DIRECTION: Return exactly and only these lines: the first of the listing through the one containing "ax.text(0.14, 1.28, 'R$^2$".

##### DATA EXTRACT

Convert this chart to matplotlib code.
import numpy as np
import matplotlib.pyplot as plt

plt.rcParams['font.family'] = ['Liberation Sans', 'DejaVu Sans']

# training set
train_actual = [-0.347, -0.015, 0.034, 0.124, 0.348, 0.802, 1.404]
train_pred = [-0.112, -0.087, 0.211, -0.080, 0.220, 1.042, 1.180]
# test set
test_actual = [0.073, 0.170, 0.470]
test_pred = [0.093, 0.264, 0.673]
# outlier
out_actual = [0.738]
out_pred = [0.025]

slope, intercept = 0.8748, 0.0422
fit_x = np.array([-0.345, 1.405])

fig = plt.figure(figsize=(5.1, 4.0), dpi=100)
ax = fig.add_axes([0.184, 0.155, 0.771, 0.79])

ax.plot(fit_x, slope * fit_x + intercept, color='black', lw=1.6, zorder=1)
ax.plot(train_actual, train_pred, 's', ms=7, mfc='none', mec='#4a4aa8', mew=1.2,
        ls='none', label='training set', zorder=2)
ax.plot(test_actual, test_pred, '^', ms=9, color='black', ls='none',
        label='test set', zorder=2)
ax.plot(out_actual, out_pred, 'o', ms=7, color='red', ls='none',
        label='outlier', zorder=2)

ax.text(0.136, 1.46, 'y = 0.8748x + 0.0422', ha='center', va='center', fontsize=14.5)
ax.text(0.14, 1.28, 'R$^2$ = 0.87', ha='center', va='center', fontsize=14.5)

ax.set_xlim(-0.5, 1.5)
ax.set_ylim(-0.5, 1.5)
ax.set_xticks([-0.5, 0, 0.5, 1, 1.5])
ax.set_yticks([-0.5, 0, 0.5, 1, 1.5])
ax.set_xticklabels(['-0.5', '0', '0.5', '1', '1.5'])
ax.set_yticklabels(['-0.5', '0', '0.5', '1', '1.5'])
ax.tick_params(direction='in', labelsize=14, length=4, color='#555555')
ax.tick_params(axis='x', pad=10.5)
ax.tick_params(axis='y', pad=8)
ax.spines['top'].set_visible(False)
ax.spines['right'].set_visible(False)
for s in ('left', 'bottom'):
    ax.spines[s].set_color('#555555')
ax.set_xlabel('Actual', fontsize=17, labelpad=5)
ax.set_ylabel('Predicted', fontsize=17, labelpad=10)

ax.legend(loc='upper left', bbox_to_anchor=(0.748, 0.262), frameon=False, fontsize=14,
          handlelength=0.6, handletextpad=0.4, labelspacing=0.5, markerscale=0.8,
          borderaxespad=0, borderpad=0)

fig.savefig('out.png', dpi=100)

##########

EXERCISE RESPONSE:
Convert this chart to matplotlib code.
import numpy as np
import matplotlib.pyplot as plt

plt.rcParams['font.family'] = ['Liberation Sans', 'DejaVu Sans']

# training set
train_actual = [-0.347, -0.015, 0.034, 0.124, 0.348, 0.802, 1.404]
train_pred = [-0.112, -0.087, 0.211, -0.080, 0.220, 1.042, 1.180]
# test set
test_actual = [0.073, 0.170, 0.470]
test_pred = [0.093, 0.264, 0.673]
# outlier
out_actual = [0.738]
out_pred = [0.025]

slope, intercept = 0.8748, 0.0422
fit_x = np.array([-0.345, 1.405])

fig = plt.figure(figsize=(5.1, 4.0), dpi=100)
ax = fig.add_axes([0.184, 0.155, 0.771, 0.79])

ax.plot(fit_x, slope * fit_x + intercept, color='black', lw=1.6, zorder=1)
ax.plot(train_actual, train_pred, 's', ms=7, mfc='none', mec='#4a4aa8', mew=1.2,
        ls='none', label='training set', zorder=2)
ax.plot(test_actual, test_pred, '^', ms=9, color='black', ls='none',
        label='test set', zorder=2)
ax.plot(out_actual, out_pred, 'o', ms=7, color='red', ls='none',
        label='outlier', zorder=2)

ax.text(0.136, 1.46, 'y = 0.8748x + 0.0422', ha='center', va='center', fontsize=14.5)
ax.text(0.14, 1.28, 'R$^2$ = 0.87', ha='center', va='center', fontsize=14.5)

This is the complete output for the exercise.